Apesar do ápice de We love you, gravada também no verão de 1967, houve ainda outros encontros. Mick Jagger canta o refrão de Baby you’re a rich man dos Beatles, junto com Lennon e McCartney. Em 1968, John Lennon apareceu como convidado do programa de TV Rock and Roll Circus dos Rolling Stones e tocou a faixa Yer blues com uma banda improvisada com Eric Clapton na guitarra, Keith Richards no baixo e Mitch Mitchell (do Jimi Hendrix Experience) na bateria.

Com o fim dos Beatles, em 1970, houve uma diminuição na troca de “gentilezas” – até porque os Stones deixaram a Inglaterra para não pagar impostos, e passaram a morar em locais como França, Suíça, Jamaica, Barbados ou Estados Unidos.

Mas sabe-se que John Lennon continuou bastante próximo de Mick Jagger e de Keith Richards, sendo um frequentador assíduo da lendária mansão na Riviera Francesa onde os Stones gravaram Exile on Main Street, em 1972.

Raridade: uma foto mostra John Lennon e Mick Jagger tocando juntos em Los Angeles, por volta de 1974.

Lennon e Jagger chegaram até a gravar juntos nos anos 1970.

Quanto à We love you, temos uma canção psicodélica dos Stones, que serve como um agradecimento aos fãs da banda pelo apoio conferido quando foram presos por porte de drogas no início de 1967. O clipe da canção mostra o grupo em um julgamento, parodiando o caso do escritor Oscar Wilde.

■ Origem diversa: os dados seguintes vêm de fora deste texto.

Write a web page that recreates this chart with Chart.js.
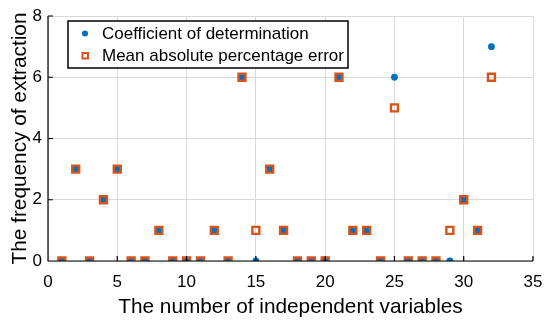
<!DOCTYPE html>
<html><head><meta charset="utf-8">
<script src="https://cdn.jsdelivr.net/npm/chart.js@4"></script>
<style>html,body{margin:0;padding:0;background:#fff}</style>
</head><body><canvas id="c" width="550" height="324"></canvas>
<script>
const xValues = [1,2,3,4,5,6,7,8,9,10,11,12,13,14,15,16,17,18,19,20,21,22,23,24,25,26,27,28,29,30,31,32];
const coefDetermination = [0,3,0,2,3,0,0,1,0,0,0,1,0,6,0,3,1,0,0,0,6,1,1,0,6,0,0,0,0,2,1,7];
const meanAbsPctError  = [0,3,0,2,3,0,0,1,0,0,0,1,0,6,1,3,1,0,0,0,6,1,1,0,5,0,0,0,1,2,1,6];
const seriesLabels = ['Coefficient of determination','Mean absolute percentage error'];
const xTicks = [0,5,10,15,20,25,30,35];
const yTicks = [0,2,4,6,8];

const BLUE = '#0072BD', ORANGE = '#D95319';
const FONT = "'Liberation Sans', Arial, sans-serif";

const axesPlugin = {
  id: 'axesPlugin',
  afterDatasetsDraw(chart) {
    const {ctx, chartArea: a, scales: {x, y}} = chart;
    ctx.save();
    ctx.strokeStyle = '#000';
    ctx.lineWidth = 1.2;
    ctx.beginPath();
    ctx.moveTo(a.left, a.top); ctx.lineTo(a.left, a.bottom); ctx.lineTo(a.right, a.bottom);
    xTicks.forEach(v => { const px = x.getPixelForValue(v); ctx.moveTo(px, a.bottom); ctx.lineTo(px, a.bottom - 5); });
    yTicks.forEach(v => { const py = y.getPixelForValue(v); ctx.moveTo(a.left, py); ctx.lineTo(a.left + 5, py); });
    ctx.stroke();
    // legend
    const lx = 68, ly = 21, lw = 280, lh = 47;
    ctx.fillStyle = '#fff';
    ctx.fillRect(lx, ly, lw, lh);
    ctx.lineWidth = 1.5;
    ctx.strokeRect(lx, ly, lw, lh);
    ctx.font = '17px ' + FONT;
    ctx.fillStyle = '#000';
    ctx.textBaseline = 'middle';
    ctx.fillText(chart.data.datasets[0].label, 102, 34.5);
    ctx.fillText(chart.data.datasets[1].label, 102, 56.5);
    ctx.fillStyle = BLUE;
    ctx.beginPath(); ctx.arc(85, 33.5, 3, 0, Math.PI*2); ctx.fill();
    ctx.strokeStyle = ORANGE; ctx.lineWidth = 2;
    ctx.strokeRect(82.5, 53, 5.5, 5.5);
    ctx.restore();
  }
};

new Chart(document.getElementById('c'), {
  type: 'scatter',
  data: {
    datasets: [
      { label: seriesLabels[0], data: xValues.map((v,i)=>({x:v,y:coefDetermination[i]})),
        pointStyle:'circle', pointRadius:3.4, backgroundColor:BLUE, borderColor:BLUE, borderWidth:0, order:1 },
      { label: seriesLabels[1], data: xValues.map((v,i)=>({x:v,y:meanAbsPctError[i]})),
        pointStyle:'rect', pointRadius:4.9, backgroundColor:'rgba(0,0,0,0)', borderColor:ORANGE, borderWidth:2.4, order:0 }
    ]
  },
  options: {
    responsive:false, animation:false, devicePixelRatio:1,
    layout:{padding:{top:16,right:17,left:0,bottom:0}},
    plugins:{legend:{display:false}, tooltip:{enabled:false}},
    scales:{
      x:{ type:'linear', min:0, max:35,
        afterBuildTicks(s){ s.ticks = xTicks.map(v=>({value:v})); },
        afterFit(s){ s.height = 63; s.paddingLeft = 0; s.paddingRight = 0; },
        grid:{color:'#d9d9d9', lineWidth:1, drawTicks:false},
        border:{display:false},
        ticks:{color:'#000', font:{family:FONT,size:17}, padding:11, maxRotation:0},
        title:{display:true, text:'The number of independent variables', color:'#000', font:{family:FONT,size:20.8}, padding:{top:5}}
      },
      y:{ type:'linear', min:0, max:8,
        afterBuildTicks(s){ s.ticks = yTicks.map(v=>({value:v})); },
        afterFit(s){ s.width = 48; s.paddingTop = 0; s.paddingBottom = 0; },
        grid:{color:'#d9d9d9', lineWidth:1, drawTicks:false},
        border:{display:false},
        ticks:{color:'#000', font:{family:FONT,size:17}, padding:6},
        title:{display:true, text:'The frequency of extraction', color:'#000', font:{family:FONT,size:20.8}, padding:{top:8}}
      }
    }
  },
  plugins:[axesPlugin]
});
</script></body></html>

Na canção em si, o grande condutor são justamente os vocais de Jagger e os backings de Richards, Lennon e McCartney. Mas há alguns destaques instrumentais, como o piano do músico de apoio Nicky Hopkins, que faz a abertura da canção, a bateria transloucada de Charlie Watts e um sintetizador (teclado com efeitos) também bem louco tocado por Brian Jones no final.

Não é um dos grandes clássicos dos Rolling Stones, portanto, está ausente da maioria das coletâneas e provavelmente nunca esteve no repertório dos shows, mas é um momento curioso do rápido flerte da banda de Jagger & Richards com o psicoldelismo e, obviamente, um momento histórico de quando Mick Jagger, Keith Richards, John Lennon e Paul McCartney cantaram juntos numa mesma canção.